### Challenge
Write out the whole listing again, exactly as given.

### Source data

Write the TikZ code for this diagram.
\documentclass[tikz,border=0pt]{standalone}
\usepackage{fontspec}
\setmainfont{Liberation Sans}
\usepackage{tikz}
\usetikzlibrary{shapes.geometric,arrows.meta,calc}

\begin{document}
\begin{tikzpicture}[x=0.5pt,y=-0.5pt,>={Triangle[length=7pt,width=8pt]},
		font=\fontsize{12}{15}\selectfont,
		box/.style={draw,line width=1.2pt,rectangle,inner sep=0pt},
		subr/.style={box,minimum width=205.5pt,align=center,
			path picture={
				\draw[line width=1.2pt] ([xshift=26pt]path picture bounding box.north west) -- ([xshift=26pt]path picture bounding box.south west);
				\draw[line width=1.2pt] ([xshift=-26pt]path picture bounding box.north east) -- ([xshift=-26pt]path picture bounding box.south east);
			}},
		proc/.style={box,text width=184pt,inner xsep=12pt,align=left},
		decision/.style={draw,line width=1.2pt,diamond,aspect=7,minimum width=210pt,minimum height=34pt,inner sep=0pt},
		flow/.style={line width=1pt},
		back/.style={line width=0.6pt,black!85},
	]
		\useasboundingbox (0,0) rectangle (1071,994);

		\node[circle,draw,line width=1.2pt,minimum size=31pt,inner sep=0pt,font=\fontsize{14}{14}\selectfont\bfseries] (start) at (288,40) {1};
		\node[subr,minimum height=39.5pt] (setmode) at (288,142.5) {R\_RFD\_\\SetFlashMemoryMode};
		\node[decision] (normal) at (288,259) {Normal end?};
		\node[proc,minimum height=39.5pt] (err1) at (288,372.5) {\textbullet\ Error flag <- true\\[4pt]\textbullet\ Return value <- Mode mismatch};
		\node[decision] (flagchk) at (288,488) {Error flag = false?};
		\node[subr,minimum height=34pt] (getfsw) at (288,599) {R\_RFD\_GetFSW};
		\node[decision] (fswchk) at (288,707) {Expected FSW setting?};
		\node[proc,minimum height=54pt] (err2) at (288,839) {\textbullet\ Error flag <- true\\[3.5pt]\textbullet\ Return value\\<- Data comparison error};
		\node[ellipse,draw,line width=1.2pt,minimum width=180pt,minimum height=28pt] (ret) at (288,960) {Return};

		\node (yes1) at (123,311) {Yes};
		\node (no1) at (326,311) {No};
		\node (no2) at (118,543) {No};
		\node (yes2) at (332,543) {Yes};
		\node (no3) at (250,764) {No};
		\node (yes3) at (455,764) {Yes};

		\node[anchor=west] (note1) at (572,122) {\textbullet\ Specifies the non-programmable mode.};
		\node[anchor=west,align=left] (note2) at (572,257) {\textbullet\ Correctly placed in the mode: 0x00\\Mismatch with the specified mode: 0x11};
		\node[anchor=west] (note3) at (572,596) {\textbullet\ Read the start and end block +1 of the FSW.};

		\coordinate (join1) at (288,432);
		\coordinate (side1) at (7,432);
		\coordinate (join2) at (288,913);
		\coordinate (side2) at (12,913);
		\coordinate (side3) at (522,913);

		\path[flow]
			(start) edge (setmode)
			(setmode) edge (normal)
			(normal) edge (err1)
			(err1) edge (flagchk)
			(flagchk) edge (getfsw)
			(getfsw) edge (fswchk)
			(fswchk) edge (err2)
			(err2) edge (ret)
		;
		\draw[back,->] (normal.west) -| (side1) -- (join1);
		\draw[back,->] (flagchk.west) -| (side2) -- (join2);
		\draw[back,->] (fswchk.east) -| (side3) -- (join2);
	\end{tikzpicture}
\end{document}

### Task result
Write the TikZ code for this diagram.
\documentclass[tikz,border=0pt]{standalone}
\usepackage{fontspec}
\setmainfont{Liberation Sans}
\usepackage{tikz}
\usetikzlibrary{shapes.geometric,arrows.meta,calc}

\begin{document}
\begin{tikzpicture}[x=0.5pt,y=-0.5pt,>={Triangle[length=7pt,width=8pt]},
		font=\fontsize{12}{15}\selectfont,
		box/.style={draw,line width=1.2pt,rectangle,inner sep=0pt},
		subr/.style={box,minimum width=205.5pt,align=center,
			path picture={
				\draw[line width=1.2pt] ([xshift=26pt]path picture bounding box.north west) -- ([xshift=26pt]path picture bounding box.south west);
				\draw[line width=1.2pt] ([xshift=-26pt]path picture bounding box.north east) -- ([xshift=-26pt]path picture bounding box.south east);
			}},
		proc/.style={box,text width=184pt,inner xsep=12pt,align=left},
		decision/.style={draw,line width=1.2pt,diamond,aspect=7,minimum width=210pt,minimum height=34pt,inner sep=0pt},
		flow/.style={line width=1pt},
		back/.style={line width=0.6pt,black!85},
	]
		\useasboundingbox (0,0) rectangle (1071,994);

		\node[circle,draw,line width=1.2pt,minimum size=31pt,inner sep=0pt,font=\fontsize{14}{14}\selectfont\bfseries] (start) at (288,40) {1};
		\node[subr,minimum height=39.5pt] (setmode) at (288,142.5) {R\_RFD\_\\SetFlashMemoryMode};
		\node[decision] (normal) at (288,259) {Normal end?};
		\node[proc,minimum height=39.5pt] (err1) at (288,372.5) {\textbullet\ Error flag <- true\\[4pt]\textbullet\ Return value <- Mode mismatch};
		\node[decision] (flagchk) at (288,488) {Error flag = false?};
		\node[subr,minimum height=34pt] (getfsw) at (288,599) {R\_RFD\_GetFSW};
		\node[decision] (fswchk) at (288,707) {Expected FSW setting?};
		\node[proc,minimum height=54pt] (err2) at (288,839) {\textbullet\ Error flag <- true\\[3.5pt]\textbullet\ Return value\\<- Data comparison error};
		\node[ellipse,draw,line width=1.2pt,minimum width=180pt,minimum height=28pt] (ret) at (288,960) {Return};

		\node (yes1) at (123,311) {Yes};
		\node (no1) at (326,311) {No};
		\node (no2) at (118,543) {No};
		\node (yes2) at (332,543) {Yes};
		\node (no3) at (250,764) {No};
		\node (yes3) at (455,764) {Yes};

		\node[anchor=west] (note1) at (572,122) {\textbullet\ Specifies the non-programmable mode.};
		\node[anchor=west,align=left] (note2) at (572,257) {\textbullet\ Correctly placed in the mode: 0x00\\Mismatch with the specified mode: 0x11};
		\node[anchor=west] (note3) at (572,596) {\textbullet\ Read the start and end block +1 of the FSW.};

		\coordinate (join1) at (288,432);
		\coordinate (side1) at (7,432);
		\coordinate (join2) at (288,913);
		\coordinate (side2) at (12,913);
		\coordinate (side3) at (522,913);

		\path[flow]
			(start) edge (setmode)
			(setmode) edge (normal)
			(normal) edge (err1)
			(err1) edge (flagchk)
			(flagchk) edge (getfsw)
			(getfsw) edge (fswchk)
			(fswchk) edge (err2)
			(err2) edge (ret)
		;
		\draw[back,->] (normal.west) -| (side1) -- (join1);
		\draw[back,->] (flagchk.west) -| (side2) -- (join2);
		\draw[back,->] (fswchk.east) -| (side3) -- (join2);
	\end{tikzpicture}
\end{document}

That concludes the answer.